In: Accounting
Exercise 12-3 Make or Buy Decision [LO12-3] Troy Engines, Ltd., manufactures a variety of engines for use in heavy equipment. The company has always produced all of the necessary parts for its engines, including all of the carburetors. An outside supplier has offered to sell one type of carburetor to Troy Engines, Ltd., for a cost of $33 per unit. To evaluate this offer, Troy Engines, Ltd., has gathered the following information relating to its own cost of producing the carburetor internally: Per Unit 18,000 Units Per Year Direct materials $ 15 $ 270,000 Direct labor 9 162,000 Variable manufacturing overhead 4 72,000 Fixed manufacturing overhead, traceable 6 * 108,000 Fixed manufacturing overhead, allocated 9 162,000 Total cost $ 43 $ 774,000 *One-third supervisory salaries; two-thirds depreciation of special equipment (no resale value). Required: 1. Assuming the company has no alternative use for the facilities that are now being used to produce the carburetors, what would be the financial advantage (disadvantage) of buying 18,000 carburetors from the outside supplier? 2. Should the outside supplier’s offer be accepted? 3. Suppose that if the carburetors were purchased, Troy Engines, Ltd., could use the freed capacity to launch a new product. The segment margin of the new product would be $180,000 per year. Given this new assumption, what would be financial advantage (disadvantage) of buying 18,000 carburetors from the outside supplier? 4. Given the new assumption in requirement 3, should the outside supplier’s offer be accepted?
1) Relevant Traceable Fixed manufacturing overhead per unit = $6*1/3 = $2 per unit (supervisor salaries)
Total Relevant manufacturing cost per unit = Material+Labor+Variable manufacturing OH+Traceable manuf. OH
= $15+$9+$4+$2 = $30 per unit
Cost of buying from outside supplier = $33 per unit
Net disadvantage in buying carburetors from outsider = ($33 per unit - $30 per unit)*18,000 units
= $3 per unit*18,000 units = $54,000
(two third depreciation will not included in the relevant traceable manufacturing overhead because special equipment has no resale value)
2) As there is a net disadvantage of $54,000 in buying carburetors from outside supplier, the offer should not be accepted.

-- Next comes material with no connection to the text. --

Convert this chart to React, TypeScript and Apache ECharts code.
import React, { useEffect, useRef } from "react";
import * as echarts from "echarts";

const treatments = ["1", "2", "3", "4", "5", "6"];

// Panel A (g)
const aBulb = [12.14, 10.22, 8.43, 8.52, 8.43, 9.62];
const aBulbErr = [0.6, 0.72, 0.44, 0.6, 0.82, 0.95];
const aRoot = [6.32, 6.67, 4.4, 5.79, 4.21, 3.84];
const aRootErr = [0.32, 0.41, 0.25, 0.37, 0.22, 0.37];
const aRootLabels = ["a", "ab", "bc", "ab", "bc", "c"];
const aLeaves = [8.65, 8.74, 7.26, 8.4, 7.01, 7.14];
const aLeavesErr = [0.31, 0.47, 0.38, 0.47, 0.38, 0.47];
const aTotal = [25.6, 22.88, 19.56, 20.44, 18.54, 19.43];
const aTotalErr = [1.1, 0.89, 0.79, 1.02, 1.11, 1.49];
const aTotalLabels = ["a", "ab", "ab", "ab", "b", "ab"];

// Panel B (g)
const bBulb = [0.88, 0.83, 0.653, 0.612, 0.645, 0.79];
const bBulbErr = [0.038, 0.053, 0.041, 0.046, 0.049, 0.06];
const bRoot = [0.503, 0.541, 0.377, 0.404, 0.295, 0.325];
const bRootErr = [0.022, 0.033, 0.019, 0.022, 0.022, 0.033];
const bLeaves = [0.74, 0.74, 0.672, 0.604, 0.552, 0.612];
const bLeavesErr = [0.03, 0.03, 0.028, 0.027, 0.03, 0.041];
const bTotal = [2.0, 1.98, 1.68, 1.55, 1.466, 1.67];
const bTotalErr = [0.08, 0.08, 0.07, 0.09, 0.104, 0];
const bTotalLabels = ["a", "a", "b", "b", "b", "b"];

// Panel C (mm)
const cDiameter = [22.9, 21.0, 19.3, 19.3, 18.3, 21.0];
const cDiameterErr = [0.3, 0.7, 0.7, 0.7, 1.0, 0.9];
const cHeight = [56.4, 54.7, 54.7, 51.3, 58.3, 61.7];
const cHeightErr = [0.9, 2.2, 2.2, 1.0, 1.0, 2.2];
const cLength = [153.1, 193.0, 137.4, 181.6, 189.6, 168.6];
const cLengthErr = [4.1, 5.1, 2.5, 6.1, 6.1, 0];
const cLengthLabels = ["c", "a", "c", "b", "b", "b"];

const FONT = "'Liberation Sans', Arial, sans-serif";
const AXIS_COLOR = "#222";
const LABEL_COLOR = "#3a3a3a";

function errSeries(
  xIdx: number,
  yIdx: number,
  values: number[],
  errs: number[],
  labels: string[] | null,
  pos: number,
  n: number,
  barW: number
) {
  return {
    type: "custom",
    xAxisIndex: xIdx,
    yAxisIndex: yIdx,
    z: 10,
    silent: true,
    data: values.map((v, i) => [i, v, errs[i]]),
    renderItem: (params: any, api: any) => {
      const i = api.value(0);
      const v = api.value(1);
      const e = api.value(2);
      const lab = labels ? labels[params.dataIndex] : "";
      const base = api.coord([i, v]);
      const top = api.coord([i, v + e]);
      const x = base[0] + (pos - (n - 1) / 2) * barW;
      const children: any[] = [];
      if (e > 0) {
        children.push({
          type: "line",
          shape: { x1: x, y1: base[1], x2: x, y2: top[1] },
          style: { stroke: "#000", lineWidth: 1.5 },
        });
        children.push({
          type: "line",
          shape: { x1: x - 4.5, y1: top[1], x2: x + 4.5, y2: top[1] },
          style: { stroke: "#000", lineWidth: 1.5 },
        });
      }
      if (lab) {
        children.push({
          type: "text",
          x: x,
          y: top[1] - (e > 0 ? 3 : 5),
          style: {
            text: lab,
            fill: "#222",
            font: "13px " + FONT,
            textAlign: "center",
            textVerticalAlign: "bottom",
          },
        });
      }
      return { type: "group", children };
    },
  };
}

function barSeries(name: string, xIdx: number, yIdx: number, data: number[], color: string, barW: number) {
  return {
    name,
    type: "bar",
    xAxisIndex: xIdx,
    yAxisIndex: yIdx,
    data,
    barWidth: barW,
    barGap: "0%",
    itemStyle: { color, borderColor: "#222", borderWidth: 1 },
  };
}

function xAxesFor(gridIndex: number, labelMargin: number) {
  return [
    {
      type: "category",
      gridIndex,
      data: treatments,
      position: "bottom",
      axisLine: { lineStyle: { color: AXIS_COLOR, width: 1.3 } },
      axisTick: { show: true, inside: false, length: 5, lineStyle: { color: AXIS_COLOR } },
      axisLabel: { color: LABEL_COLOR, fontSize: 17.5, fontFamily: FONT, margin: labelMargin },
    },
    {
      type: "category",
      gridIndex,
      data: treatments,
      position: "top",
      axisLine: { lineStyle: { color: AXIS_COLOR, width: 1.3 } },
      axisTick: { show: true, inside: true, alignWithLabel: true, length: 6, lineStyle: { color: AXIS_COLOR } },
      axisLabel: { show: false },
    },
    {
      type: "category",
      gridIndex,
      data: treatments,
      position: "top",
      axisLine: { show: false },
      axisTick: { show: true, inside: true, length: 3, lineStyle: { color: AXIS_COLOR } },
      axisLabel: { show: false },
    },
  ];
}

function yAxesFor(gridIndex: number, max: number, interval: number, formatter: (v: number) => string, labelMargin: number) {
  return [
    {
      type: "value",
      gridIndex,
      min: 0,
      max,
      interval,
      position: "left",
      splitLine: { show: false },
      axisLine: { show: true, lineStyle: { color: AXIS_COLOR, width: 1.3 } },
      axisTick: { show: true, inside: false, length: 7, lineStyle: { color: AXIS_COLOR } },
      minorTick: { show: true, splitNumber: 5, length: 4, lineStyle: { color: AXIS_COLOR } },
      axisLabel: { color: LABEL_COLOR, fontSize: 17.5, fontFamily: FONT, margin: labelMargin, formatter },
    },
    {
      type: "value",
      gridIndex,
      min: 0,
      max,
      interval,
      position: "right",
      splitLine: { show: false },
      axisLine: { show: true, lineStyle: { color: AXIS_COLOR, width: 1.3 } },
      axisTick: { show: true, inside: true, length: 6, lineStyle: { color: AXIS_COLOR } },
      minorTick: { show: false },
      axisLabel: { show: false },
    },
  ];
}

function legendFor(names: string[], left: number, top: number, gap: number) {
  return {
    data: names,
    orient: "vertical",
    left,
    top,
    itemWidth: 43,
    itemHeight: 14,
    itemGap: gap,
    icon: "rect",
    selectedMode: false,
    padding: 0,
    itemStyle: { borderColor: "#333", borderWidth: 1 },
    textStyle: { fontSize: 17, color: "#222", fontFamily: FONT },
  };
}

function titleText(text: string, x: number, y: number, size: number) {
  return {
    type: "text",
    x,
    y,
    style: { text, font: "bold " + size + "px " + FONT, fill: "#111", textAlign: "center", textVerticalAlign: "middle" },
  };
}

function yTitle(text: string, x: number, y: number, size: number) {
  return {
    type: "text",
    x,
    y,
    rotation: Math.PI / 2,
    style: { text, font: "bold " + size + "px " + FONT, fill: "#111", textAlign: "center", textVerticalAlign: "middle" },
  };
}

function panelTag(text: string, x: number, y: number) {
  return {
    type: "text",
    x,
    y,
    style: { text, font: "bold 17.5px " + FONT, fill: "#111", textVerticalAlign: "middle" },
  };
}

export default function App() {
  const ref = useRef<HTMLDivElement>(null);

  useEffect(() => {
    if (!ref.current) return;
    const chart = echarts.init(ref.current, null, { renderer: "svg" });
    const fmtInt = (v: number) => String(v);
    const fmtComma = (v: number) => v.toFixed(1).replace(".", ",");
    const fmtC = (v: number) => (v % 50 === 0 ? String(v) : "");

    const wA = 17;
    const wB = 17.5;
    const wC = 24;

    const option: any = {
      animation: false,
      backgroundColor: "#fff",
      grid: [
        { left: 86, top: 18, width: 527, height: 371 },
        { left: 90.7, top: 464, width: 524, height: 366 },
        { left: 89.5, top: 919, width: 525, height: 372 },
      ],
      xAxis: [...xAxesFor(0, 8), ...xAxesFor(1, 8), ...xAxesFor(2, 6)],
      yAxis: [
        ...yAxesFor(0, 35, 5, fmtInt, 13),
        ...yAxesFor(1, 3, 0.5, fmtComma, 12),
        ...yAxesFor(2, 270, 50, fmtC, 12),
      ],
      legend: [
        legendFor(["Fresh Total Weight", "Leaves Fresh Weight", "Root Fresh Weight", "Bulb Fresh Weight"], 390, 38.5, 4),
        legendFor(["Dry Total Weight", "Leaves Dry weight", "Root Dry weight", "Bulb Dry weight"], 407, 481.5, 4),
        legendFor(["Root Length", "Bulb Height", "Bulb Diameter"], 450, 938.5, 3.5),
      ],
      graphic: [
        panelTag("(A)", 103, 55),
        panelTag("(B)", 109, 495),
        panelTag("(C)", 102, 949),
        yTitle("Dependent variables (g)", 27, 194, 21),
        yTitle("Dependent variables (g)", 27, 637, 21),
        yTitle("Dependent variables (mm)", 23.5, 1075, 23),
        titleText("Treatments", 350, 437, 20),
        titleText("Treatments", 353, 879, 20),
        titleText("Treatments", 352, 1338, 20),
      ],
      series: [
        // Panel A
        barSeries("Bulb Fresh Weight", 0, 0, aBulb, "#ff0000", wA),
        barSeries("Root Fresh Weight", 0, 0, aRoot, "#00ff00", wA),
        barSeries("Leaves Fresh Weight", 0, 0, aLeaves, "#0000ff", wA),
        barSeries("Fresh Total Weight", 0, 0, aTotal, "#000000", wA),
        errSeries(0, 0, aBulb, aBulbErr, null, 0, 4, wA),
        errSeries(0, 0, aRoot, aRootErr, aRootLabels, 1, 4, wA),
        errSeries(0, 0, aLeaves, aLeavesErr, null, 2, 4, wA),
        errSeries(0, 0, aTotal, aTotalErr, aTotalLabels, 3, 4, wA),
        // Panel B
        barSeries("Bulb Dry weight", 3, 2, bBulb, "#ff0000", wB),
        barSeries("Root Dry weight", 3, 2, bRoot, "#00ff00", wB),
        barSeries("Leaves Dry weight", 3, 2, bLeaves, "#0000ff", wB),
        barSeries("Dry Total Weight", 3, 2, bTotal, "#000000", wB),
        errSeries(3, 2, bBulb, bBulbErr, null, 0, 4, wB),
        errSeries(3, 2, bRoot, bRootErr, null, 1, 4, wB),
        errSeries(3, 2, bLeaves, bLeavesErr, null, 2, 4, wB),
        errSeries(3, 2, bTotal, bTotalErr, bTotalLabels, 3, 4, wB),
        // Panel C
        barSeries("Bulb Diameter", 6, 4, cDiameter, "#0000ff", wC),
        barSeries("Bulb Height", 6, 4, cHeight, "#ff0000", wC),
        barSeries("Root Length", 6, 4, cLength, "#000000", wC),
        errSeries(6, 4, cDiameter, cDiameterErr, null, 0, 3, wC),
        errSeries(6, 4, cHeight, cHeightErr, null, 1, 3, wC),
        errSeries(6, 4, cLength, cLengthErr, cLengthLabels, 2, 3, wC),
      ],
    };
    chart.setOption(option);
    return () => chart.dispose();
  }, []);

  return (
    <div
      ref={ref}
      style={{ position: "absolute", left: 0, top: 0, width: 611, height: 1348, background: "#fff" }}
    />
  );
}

3) Total Additional margin from new product = $180,000
Additional margin per unit = $180,000/18,000 units = $10 per unit
Relevant cost of buying from outside supplier = Buying cost - Additional margin
= $33 per unit - $10 per unit = $23 per unit
Relevant manufacturing cost = $30 per unit
Net Advantage in buying from outside = ($30 per unit - $23 per unit)*18,000 units
= $7 per unit*18,000 units = $126,000
4) As there is a net advantage of $126,000 in buying carburetors from outside supplier, the offer should be accepted.